Le Dictateur

The Great Dictator

Charles Chaplin, Etats-Unis, 1939

Commentaire

Dans cette séquence, le dictateur, interprété par Chaplin, « décolle » de la réalité et « s’envole » dans un rêve de domination et de toute-puissance sur le monde. Cela prend la forme d’une régression où il se met à jouer avec une mappemonde qui a la légèreté d’un ballon gonflable, comme un enfant qui s’isole du monde réel, avec un objet de son choix, auquel il a le pouvoir d’attribuer le sens et la valeur qu’il désire, sans que le principe de réalité vienne réfréner sa rêverie imaginaire.
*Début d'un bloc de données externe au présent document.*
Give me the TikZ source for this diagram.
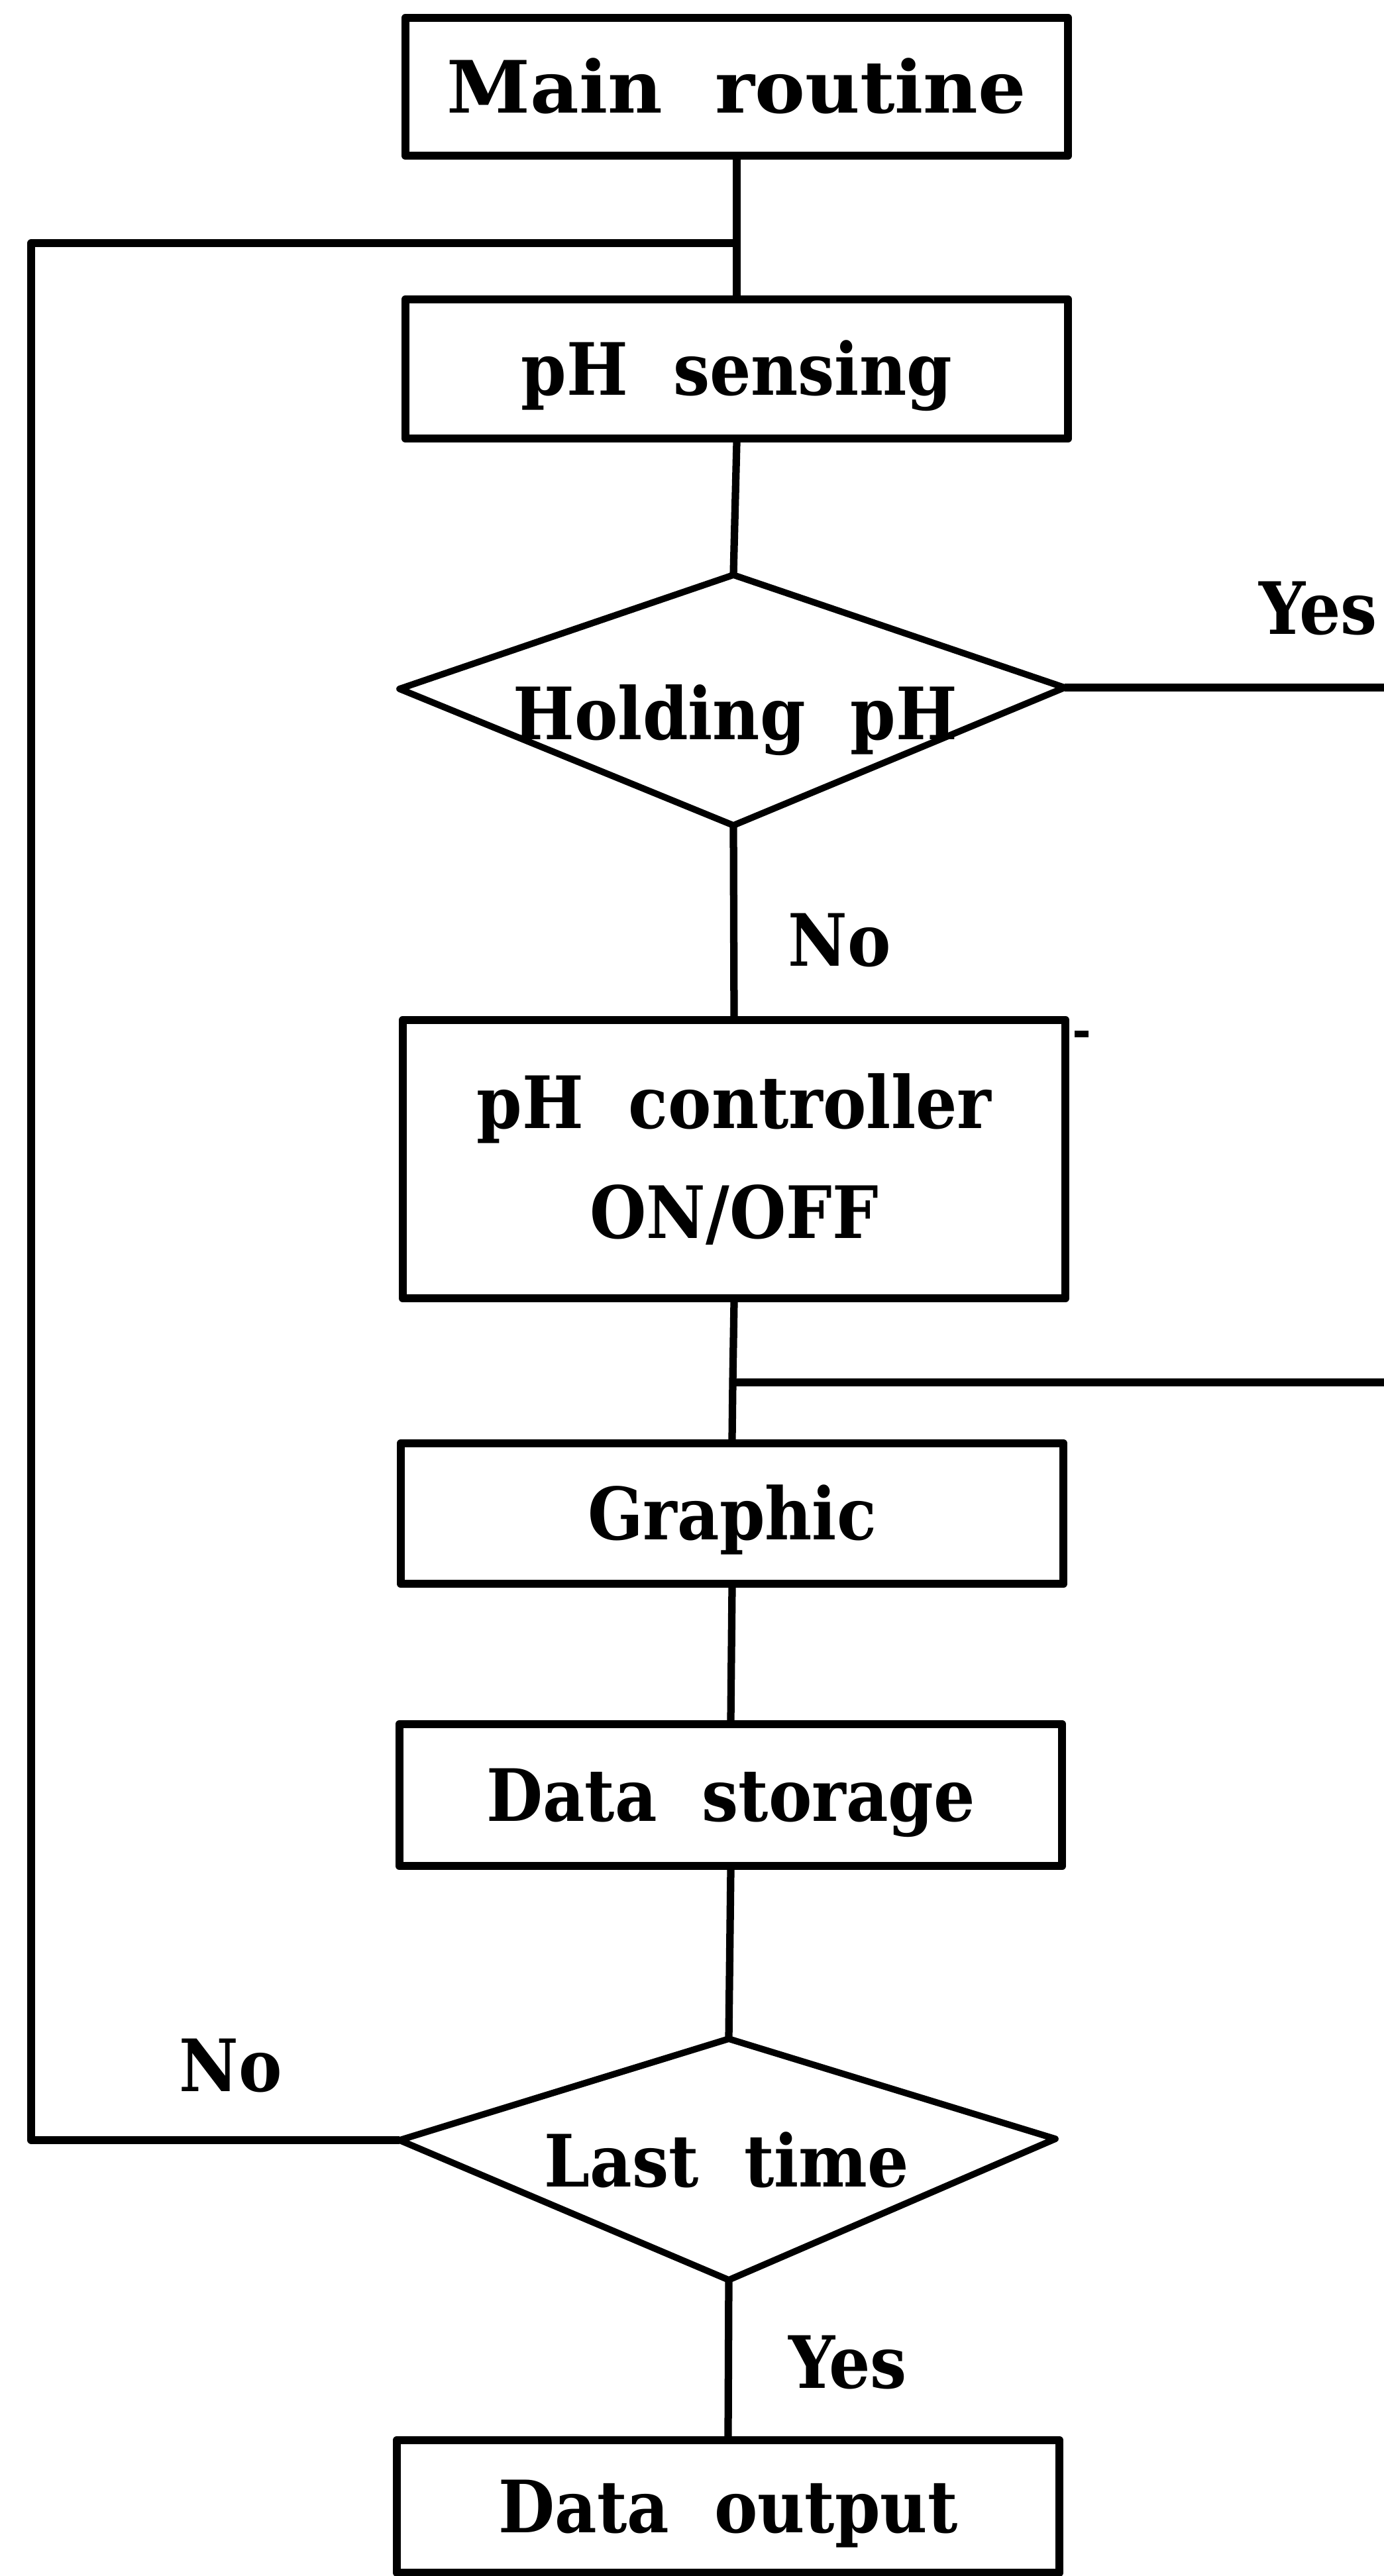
\documentclass[tikz,border=0pt]{standalone}
\usepackage{fontspec}
\setmainfont{DejaVu Serif Condensed}[WordSpace=2]
\begin{document}
\begin{tikzpicture}[x=0.01cm,y=-0.01cm,
  line join=round,
  txt/.style={font=\fontsize{31}{47}\selectfont\bfseries, inner sep=0pt,
    text height=22.6pt, text depth=0pt},
  box/.style={draw, line width=3.4pt, minimum width=10cm, inner sep=0pt,
    font=\fontsize{31}{47}\selectfont\bfseries, text height=22.6pt, text depth=0pt},
  link/.style={line width=3.2pt},
  dia/.style={draw, line width=2.8pt}]
\useasboundingbox (0,0) rectangle (2089,3889);

% process boxes
\node[box, minimum height=2.08cm] (main) at (1112,131) {\scalebox{1.16}[1]{Main routine}};
\node[box, minimum height=2.10cm] (sense) at (1112,557) {pH sensing};
\node[box, minimum height=4.20cm, align=center, text height=, text depth=] (ctrl) at (1108,1750)
  {pH controller\\ON/OFF};
\node[box, minimum height=2.12cm] (graph) at (1105,2285) {Graphic};
\node[box, minimum height=2.14cm] (store) at (1103,2710) {Data storage};
\node[box, minimum height=2.00cm] (out) at (1099,3784) {Data output};

% decision: holding pH
\coordinate (holdT) at (1107,868);
\coordinate (holdL) at (603,1040);
\coordinate (holdR) at (1607,1038);
\coordinate (holdB) at (1107,1246);
\draw[dia] (holdT) -- (holdR) -- (holdB) -- (holdL) -- cycle;
\node[txt] (holdtxt) at (1110,1077) {Holding pH};

% decision: last time
\coordinate (lastT) at (1100,3078);
\coordinate (lastL) at (603,3231);
\coordinate (lastR) at (1593,3229);
\coordinate (lastB) at (1100,3442);
\draw[dia] (lastT) -- (lastR) -- (lastB) -- (lastL) -- cycle;
\node[txt] (lasttxt) at (1097,3262) {Last time};

% branch labels
\node[txt] (yesA) at (1990,918) {Yes};
\node[txt] (noA) at (1267,1419) {No};
\node[txt] (noB) at (348,3118) {No};
\node[txt] (yesB) at (1280,3566) {Yes};

% connectors
\coordinate (loopJ) at (1112,367);
\coordinate (loopC) at (47,3231);
\coordinate (join) at (1106,2087);
\coordinate (holdEnd) at (2089,1038);
\coordinate (joinEnd) at (2089,2087);

\draw[link] (main.south) -- (loopJ) -- (sense.north);
\draw[link] (sense.south) -- (holdT);
\draw[link] (holdR) -- (holdEnd);
\draw[link] (holdB) -- (ctrl.north);
\draw[link] (ctrl.south) -- (join) -- (graph.north);
\draw[link] (join) -- (joinEnd);
\draw[link] (graph.south) -- (store.north);
\draw[link] (store.south) -- (lastT);
\draw[link] (lastB) -- (out.north);
\draw[link] (lastL) -- (loopC) |- (loopJ);

% small mark beside the controller box
\fill (1622,1556) rectangle (1643,1566);
\end{tikzpicture}
\end{document}
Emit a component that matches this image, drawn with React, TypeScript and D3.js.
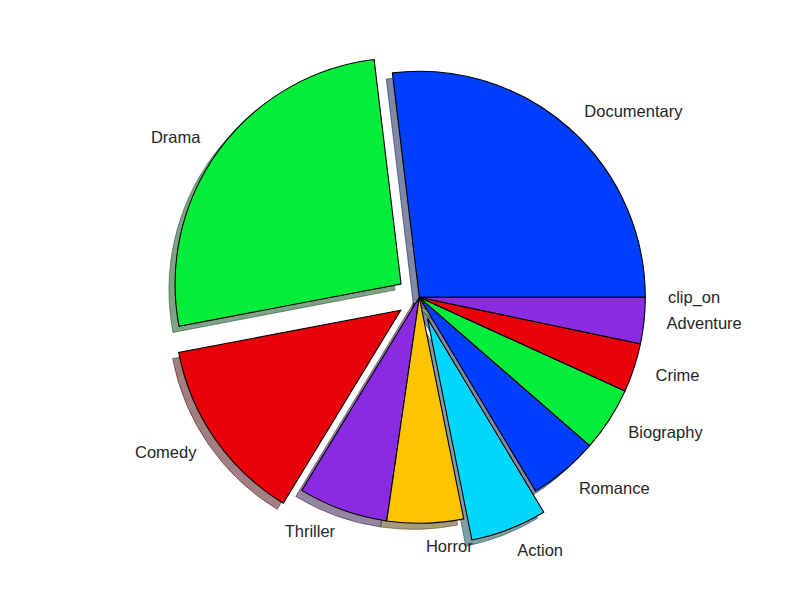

Si le réel de l’objet ballon semble ne pas résister à la rêverie du dictateur, c’est que l’acteur Chaplin a une totale maîtrise de sa gestuelle et de ses postures : il nous donne l’illusion que le ballon-mappemonde lui obéit au doigt et à l’œil et devient un objet d’une telle légèreté qu’il lui fait faire littéralement ce qu’il veut.
Le pouvoir de l’enfant sur l’objet qu’il a élu pour son jeu devient entre les mains de cet adulte mégalomane le fantasme d’un pouvoir pervers sur le monde. Mais Chaplin casse la toute-puissance de cette bulle imaginaire du jeu et fait exploser au nez du dictateur la mappemonde qui redevient un pauvre déchet dérisoire. C’est une annonce faite à Hitler de la fin inéluctable de son rêve dictatorial et paranoïaque sur le monde.